La mise en place de Three Places in New England de Charles Ives a vraisemblablement mobilisé une partie notable du temps de répétition disponible, mais finalement la décontraction apparente avec laquelle Jonathan Stockhammer coordonne ces musiques toutes en superpositions complexes leur confère un parfait naturel. L’orchestre gère sans broncher les clivages variables qui amènent subitement un groupe de pupitres à jouer des thèmes qui n’ont aucun rapport avec ce que font les voisins, parce que les regards peuvent converger en toute sérénité vers un podium central dont émanent toujours les bons signaux au bon moment.

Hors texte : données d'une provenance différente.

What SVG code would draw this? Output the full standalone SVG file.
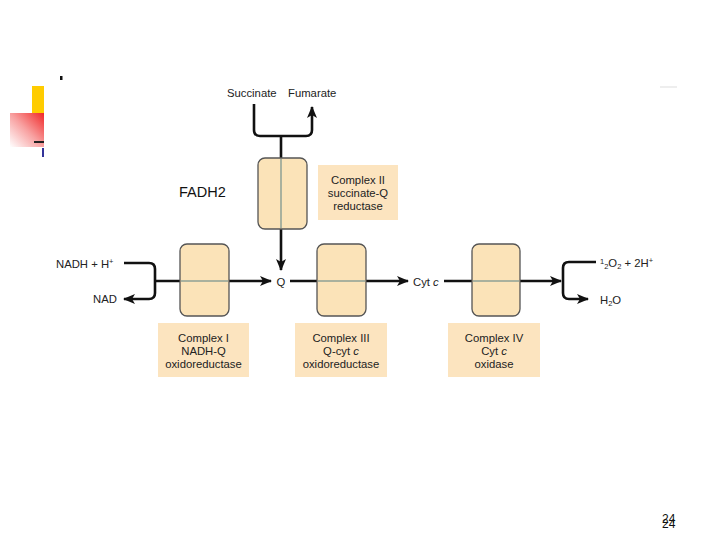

Du coup il reste des réserves pour nuancer, phraser, et cette mosaïque de thèmes peut tourner véritablement au tableau impressionniste.


Les extraits symphoniques de Háry János referment le programme avec moins de subtilité. Ici les musiciens se font plaisir, en particulier une belle conflagration de cuivres en fanfare. Stockhammer lâche assez souvent la bride et comme tout le monde s’amuse bien il n’y a guère d'accident à déplorer. Cymbalum au premier plan pour les bariolages magyars de rigueur, peut-être trop envahissants du fait d’une amplification indiscrète. Somme toute un plaisant bastringue qui projette de Kodály une image un peu trop carrée et univoque mais conclut joyeusement cette juxtaposition de "folklores symphoniques", pour reprendre le raccourci proposé par l’affiche.